Given task: Skip the pictures. Set down, word for word, the lines from the start of the material up to and including the line with "const groups = ['Naive', 'BCG', 'BCG".

Available data:
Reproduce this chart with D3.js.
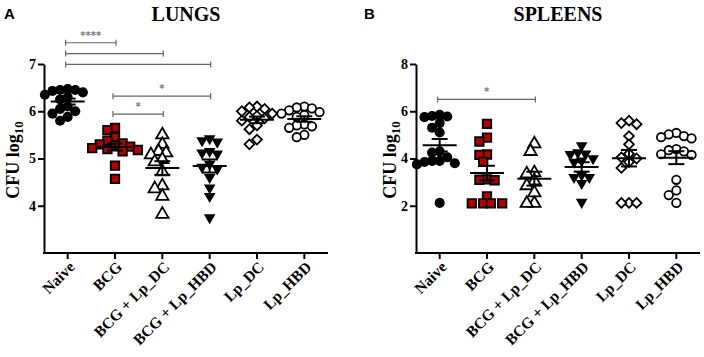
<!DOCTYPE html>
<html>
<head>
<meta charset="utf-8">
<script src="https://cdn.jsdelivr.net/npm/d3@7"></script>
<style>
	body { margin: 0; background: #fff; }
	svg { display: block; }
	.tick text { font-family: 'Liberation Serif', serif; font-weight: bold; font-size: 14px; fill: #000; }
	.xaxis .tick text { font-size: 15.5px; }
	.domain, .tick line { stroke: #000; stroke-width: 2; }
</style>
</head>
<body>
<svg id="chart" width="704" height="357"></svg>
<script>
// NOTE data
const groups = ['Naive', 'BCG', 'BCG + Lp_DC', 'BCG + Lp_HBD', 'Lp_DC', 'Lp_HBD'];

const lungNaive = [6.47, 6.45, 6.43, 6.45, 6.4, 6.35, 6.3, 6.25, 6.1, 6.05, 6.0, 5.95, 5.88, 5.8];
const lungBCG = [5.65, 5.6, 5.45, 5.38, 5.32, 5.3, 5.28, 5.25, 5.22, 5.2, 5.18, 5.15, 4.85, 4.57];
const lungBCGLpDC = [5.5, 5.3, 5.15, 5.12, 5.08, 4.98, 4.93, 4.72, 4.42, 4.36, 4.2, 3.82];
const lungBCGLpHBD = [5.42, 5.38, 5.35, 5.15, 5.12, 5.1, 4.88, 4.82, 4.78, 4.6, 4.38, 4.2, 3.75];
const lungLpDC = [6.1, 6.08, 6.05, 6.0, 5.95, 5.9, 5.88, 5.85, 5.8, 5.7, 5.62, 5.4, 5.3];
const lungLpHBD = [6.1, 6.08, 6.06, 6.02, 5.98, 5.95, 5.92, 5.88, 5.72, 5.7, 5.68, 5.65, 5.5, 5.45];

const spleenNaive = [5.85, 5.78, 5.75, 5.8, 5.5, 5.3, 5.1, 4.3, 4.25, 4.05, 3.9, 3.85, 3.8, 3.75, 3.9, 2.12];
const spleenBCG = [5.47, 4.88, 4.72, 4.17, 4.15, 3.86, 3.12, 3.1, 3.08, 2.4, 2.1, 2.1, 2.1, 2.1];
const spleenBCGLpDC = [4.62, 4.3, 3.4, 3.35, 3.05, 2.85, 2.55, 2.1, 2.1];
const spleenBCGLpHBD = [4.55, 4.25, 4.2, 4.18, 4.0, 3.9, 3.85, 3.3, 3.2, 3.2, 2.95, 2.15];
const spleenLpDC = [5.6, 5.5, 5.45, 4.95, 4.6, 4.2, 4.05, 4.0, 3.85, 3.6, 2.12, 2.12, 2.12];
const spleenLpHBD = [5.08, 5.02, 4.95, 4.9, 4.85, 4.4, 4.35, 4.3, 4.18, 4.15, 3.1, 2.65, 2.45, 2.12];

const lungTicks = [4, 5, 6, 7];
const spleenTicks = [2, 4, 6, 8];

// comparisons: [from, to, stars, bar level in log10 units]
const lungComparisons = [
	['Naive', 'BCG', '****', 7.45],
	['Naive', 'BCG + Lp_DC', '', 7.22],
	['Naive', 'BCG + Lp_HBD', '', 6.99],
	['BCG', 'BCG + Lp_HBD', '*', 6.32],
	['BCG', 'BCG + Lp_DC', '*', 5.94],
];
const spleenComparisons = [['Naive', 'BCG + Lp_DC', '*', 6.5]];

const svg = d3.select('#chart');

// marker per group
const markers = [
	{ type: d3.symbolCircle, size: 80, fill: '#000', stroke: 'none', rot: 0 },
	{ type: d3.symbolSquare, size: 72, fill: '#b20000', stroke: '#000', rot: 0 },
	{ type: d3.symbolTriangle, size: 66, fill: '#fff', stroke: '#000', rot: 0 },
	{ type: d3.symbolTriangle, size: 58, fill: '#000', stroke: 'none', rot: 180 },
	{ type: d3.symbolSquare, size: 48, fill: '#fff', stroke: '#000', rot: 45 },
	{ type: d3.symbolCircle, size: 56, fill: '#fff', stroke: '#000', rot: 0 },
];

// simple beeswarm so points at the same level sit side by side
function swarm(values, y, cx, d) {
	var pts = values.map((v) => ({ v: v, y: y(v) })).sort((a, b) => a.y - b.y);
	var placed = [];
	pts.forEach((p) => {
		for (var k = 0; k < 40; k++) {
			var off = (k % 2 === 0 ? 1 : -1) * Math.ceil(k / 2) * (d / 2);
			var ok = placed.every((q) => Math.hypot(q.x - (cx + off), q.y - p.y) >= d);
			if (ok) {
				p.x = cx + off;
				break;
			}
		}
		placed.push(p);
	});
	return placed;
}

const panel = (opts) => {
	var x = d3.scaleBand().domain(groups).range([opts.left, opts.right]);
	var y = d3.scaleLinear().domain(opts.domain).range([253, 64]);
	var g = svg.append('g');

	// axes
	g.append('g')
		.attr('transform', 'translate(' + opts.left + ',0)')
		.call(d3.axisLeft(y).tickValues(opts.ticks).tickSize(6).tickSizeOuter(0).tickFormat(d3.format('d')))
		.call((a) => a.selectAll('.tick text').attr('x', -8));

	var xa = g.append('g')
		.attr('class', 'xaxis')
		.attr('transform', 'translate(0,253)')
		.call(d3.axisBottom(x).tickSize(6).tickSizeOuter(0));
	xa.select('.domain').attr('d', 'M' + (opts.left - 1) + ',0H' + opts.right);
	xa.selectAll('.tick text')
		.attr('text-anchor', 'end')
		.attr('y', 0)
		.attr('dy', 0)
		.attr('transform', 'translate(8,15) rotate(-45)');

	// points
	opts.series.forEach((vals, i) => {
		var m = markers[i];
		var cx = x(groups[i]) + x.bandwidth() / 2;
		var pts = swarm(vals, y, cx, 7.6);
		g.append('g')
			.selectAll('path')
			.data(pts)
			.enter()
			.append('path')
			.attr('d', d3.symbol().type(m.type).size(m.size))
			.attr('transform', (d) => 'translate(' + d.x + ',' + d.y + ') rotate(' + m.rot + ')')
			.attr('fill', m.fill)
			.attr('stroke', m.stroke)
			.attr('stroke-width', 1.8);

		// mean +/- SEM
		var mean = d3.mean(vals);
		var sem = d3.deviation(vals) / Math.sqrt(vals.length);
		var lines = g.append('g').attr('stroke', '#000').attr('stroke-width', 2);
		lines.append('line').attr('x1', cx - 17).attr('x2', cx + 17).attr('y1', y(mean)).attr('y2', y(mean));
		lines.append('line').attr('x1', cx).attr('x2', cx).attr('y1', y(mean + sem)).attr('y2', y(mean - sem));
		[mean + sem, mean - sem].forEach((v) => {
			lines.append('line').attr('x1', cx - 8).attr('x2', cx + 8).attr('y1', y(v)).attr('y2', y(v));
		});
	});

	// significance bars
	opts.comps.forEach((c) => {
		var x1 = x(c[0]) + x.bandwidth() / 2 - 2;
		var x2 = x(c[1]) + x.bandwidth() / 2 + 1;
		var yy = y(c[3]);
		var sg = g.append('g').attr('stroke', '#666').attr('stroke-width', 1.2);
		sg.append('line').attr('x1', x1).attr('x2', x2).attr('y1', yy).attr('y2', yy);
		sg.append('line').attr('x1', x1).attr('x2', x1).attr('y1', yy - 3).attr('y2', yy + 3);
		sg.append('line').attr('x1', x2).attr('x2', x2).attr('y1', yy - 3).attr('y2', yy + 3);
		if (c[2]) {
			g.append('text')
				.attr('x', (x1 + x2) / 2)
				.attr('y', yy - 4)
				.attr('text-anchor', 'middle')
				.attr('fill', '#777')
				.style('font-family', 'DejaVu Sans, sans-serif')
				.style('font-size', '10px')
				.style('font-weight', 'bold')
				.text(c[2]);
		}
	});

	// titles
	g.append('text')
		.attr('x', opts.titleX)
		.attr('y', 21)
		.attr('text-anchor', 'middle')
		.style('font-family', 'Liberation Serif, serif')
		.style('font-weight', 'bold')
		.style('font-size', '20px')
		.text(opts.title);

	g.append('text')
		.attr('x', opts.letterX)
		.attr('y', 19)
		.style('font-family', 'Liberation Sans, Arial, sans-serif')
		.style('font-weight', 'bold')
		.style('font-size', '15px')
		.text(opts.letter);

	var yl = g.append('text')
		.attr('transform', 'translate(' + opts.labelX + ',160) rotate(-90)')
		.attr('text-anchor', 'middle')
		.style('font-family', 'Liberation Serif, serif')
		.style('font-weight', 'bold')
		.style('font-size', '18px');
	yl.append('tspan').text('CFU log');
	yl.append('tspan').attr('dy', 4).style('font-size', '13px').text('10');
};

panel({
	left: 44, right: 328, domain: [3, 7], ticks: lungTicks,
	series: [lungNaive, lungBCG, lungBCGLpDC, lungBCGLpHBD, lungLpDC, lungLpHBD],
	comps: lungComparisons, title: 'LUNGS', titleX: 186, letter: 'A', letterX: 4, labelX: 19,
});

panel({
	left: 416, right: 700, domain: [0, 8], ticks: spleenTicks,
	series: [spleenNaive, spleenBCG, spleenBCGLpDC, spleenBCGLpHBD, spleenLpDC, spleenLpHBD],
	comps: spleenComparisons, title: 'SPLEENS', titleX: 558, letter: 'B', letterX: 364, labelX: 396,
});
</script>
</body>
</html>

Task answer:
Reproduce this chart with D3.js.
<!DOCTYPE html>
<html>
<head>
<meta charset="utf-8">
<script src="https://cdn.jsdelivr.net/npm/d3@7"></script>
<style>
	body { margin: 0; background: #fff; }
	svg { display: block; }
	.tick text { font-family: 'Liberation Serif', serif; font-weight: bold; font-size: 14px; fill: #000; }
	.xaxis .tick text { font-size: 15.5px; }
	.domain, .tick line { stroke: #000; stroke-width: 2; }
</style>
</head>
<body>
<svg id="chart" width="704" height="357"></svg>
<script>
// NOTE data
const groups = ['Naive', 'BCG', 'BCG + Lp_DC', 'BCG + Lp_HBD', 'Lp_DC', 'Lp_HBD'];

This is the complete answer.